The normalisation and canonicalisation procedures developed by the InChI project can be used to generate a canonical form for other line notations, in particular the widely-used SMILES string. Two canonical forms were described: the Inchified SMILES incorporates the normalisations introduced by the InChI while the Universal SMILES retains the original structure. Both of these have been implemented as part of the open source toolkit Open Babel v2.3.2. For test sets of more than one million structures from the ChEMBL database and a similar-sized subset from the PubChem Substance database, no canonicalisation failures were found for Inchified SMILES, while the Universal SMILES achieved 99.8% success.

The description of these canonicalisation methods should not be considered complete, but rather as a first step in the development of an open standard for canonical SMILES. Once these methods are applied to larger and more diverse datasets, it is inevitable that further rules will be necessary to handle molecules whose structures are not currently canonicalised. Furthermore, rules for representing stereochemistries beyond tetrahedral and double-bond stereochemistry have not been considered in this work.

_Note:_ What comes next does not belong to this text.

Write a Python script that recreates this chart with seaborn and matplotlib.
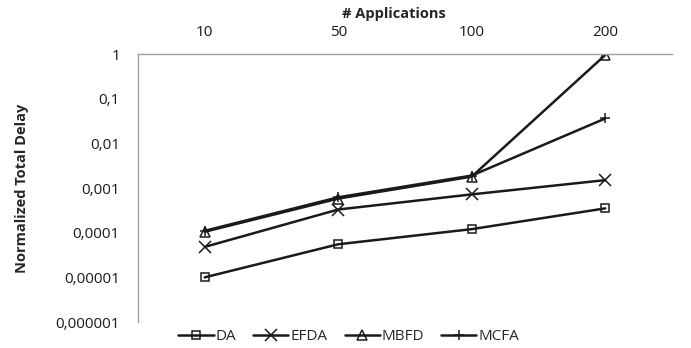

Although challenges remain – in particular, a description of a standard aromatic model for SMILES – the benefits to the community of a standard canonical SMILES and the ease with which it can be used to compare and contrast the chemical models used by toolkits will spur the resolution of these issues. For further discussion of the development of standards for SMILES, the interested reader is encouraged to join the OpenSMILES mailing list [21].

Authors’ information

The author is a developer of Open Babel, the Open Source cheminformatics toolkit, and is a member of the Blue Obelisk [44], a group which encourages interoperability and the development of standards in cheminformatics.